Task
Set out each line from the following listing that includes the word "this".

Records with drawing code
━━━━━━━━━━━━━━━━━━━━━━━━━━━━━━

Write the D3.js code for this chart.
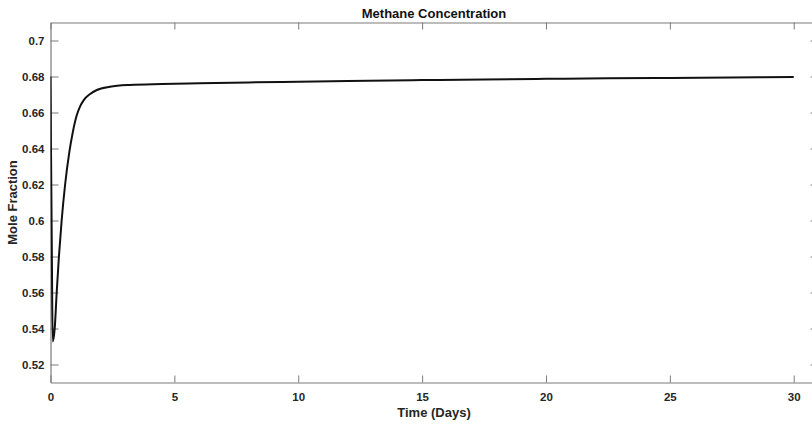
<!DOCTYPE html>
<html><head><meta charset="utf-8">
<script src="https://cdn.jsdelivr.net/npm/d3@7"></script>
<style>
body{margin:0;background:#fff;}
text{font-family:"Liberation Sans",Arial,sans-serif;}
</style></head>
<body><svg id="c" width="812" height="426"></svg>
<script>
const timeDays = [0, 0.02, 0.05, 0.09, 0.17, 0.25, 0.34, 0.45, 0.59, 0.76, 0.9, 1.05, 1.2, 1.35, 1.6, 1.87, 2.4, 3.2, 4.5, 6, 8, 10, 12, 15, 17.5, 20, 22.5, 25, 27.5, 30];
const moleFraction = [0.68, 0.64, 0.59, 0.5328, 0.54, 0.56, 0.58, 0.6, 0.62, 0.638, 0.649, 0.658, 0.6635, 0.667, 0.6703, 0.6725, 0.6743, 0.6753, 0.6758, 0.6762, 0.6767, 0.6771, 0.6775, 0.678, 0.6784, 0.6787, 0.679, 0.6792, 0.6795, 0.6797];
const xTicks = [0, 5, 10, 15, 20, 25, 30];
const yTicks = [0.52, 0.54, 0.56, 0.58, 0.6, 0.62, 0.64, 0.66, 0.68, 0.7];
const titleText = "Methane Concentration";
const xLabel = "Time (Days)";
const yLabel = "Mole Fraction";

const svg = d3.select("#c");
const L = 50.5, R = 818.5, T = 22.5, B = 382.5;
const x = d3.scaleLinear().domain([0, 31]).range([L, R]);
const y = d3.scaleLinear().domain([0.51, 0.71]).range([B, T]);
const axisColor = "#7a7a7a";
const labColor = "#262626";

function styleAxis(g, showLabels){
  g.select(".domain").attr("stroke", axisColor).attr("stroke-width", 1.2);
  g.selectAll(".tick line").attr("stroke", axisColor).attr("stroke-width", 1);
  g.selectAll(".tick text").attr("fill", labColor).attr("font-size", 11.5).attr("font-weight", "bold")
    .style("display", showLabels ? null : "none");
}
const gxB = svg.append("g").attr("transform", `translate(0,${B})`)
  .call(d3.axisBottom(x).tickValues(xTicks).tickSizeInner(-7).tickSizeOuter(0).tickPadding(10).tickFormat(d3.format("d")));
styleAxis(gxB, true);
const gxT = svg.append("g").attr("transform", `translate(0,${T})`)
  .call(d3.axisTop(x).tickValues(xTicks).tickSizeInner(-7).tickSizeOuter(0));
styleAxis(gxT, false);
const gyL = svg.append("g").attr("transform", `translate(${L},0)`)
  .call(d3.axisLeft(y).tickValues(yTicks).tickSizeInner(-8).tickSizeOuter(0).tickPadding(6).tickFormat(d => String(+d.toFixed(2))));
styleAxis(gyL, true);
const gyR = svg.append("g").attr("transform", `translate(${R},0)`)
  .call(d3.axisRight(y).tickValues(yTicks).tickSizeInner(-8).tickSizeOuter(0));
styleAxis(gyR, false);

svg.append("defs").append("clipPath").attr("id", "clip")
  .append("rect").attr("x", L).attr("y", T).attr("width", R - L).attr("height", B - T);

const data = timeDays.map((t, i) => [t, moleFraction[i]]);
svg.append("path").datum(data)
  .attr("clip-path", "url(#clip)")
  .attr("fill", "none").attr("stroke", "#111").attr("stroke-width", 2)
  .attr("stroke-linejoin", "round")
  .attr("d", d3.line().x(d => x(d[0])).y(d => y(d[1])).curve(d3.curveMonotoneX));

svg.append("text").attr("x", 434).attr("y", 18).attr("text-anchor", "middle")
  .attr("font-size", 13).attr("font-weight", "bold").attr("fill", "#111").text(titleText);
svg.append("text").attr("x", 434).attr("y", 417).attr("text-anchor", "middle")
  .attr("font-size", 13).attr("font-weight", "bold").attr("fill", labColor).text(xLabel);
svg.append("text").attr("transform", `translate(12,${(T + B) / 2}) rotate(-90)`).attr("text-anchor", "middle")
  .attr("dy", "0.35em")
  .attr("font-size", 13).attr("font-weight", "bold").attr("fill", labColor).text(yLabel);
</script></body></html>
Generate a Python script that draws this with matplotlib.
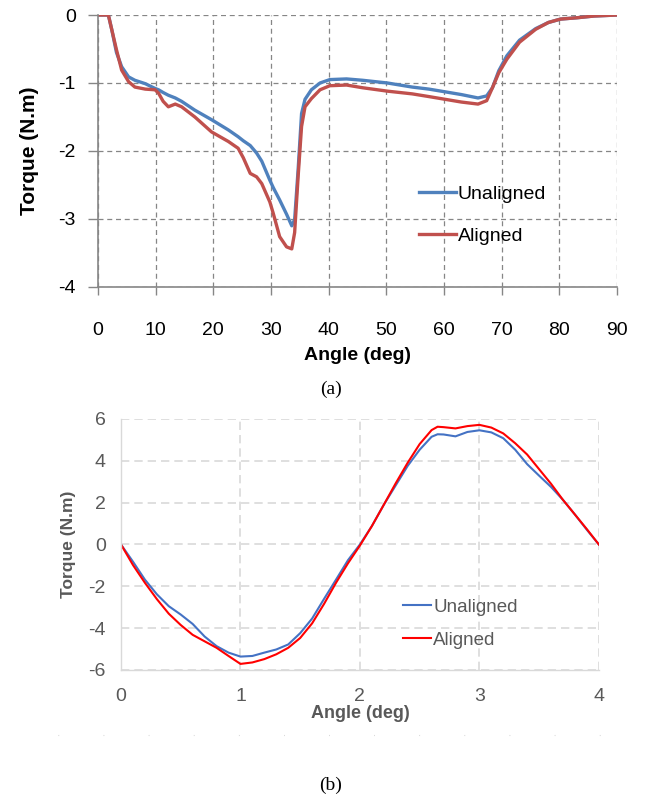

━━━━━━━━━━━━━━━━━━━━━━━━━━━━━━

Complete answer
Write the D3.js code for this chart.
Generate a Python script that draws this with matplotlib.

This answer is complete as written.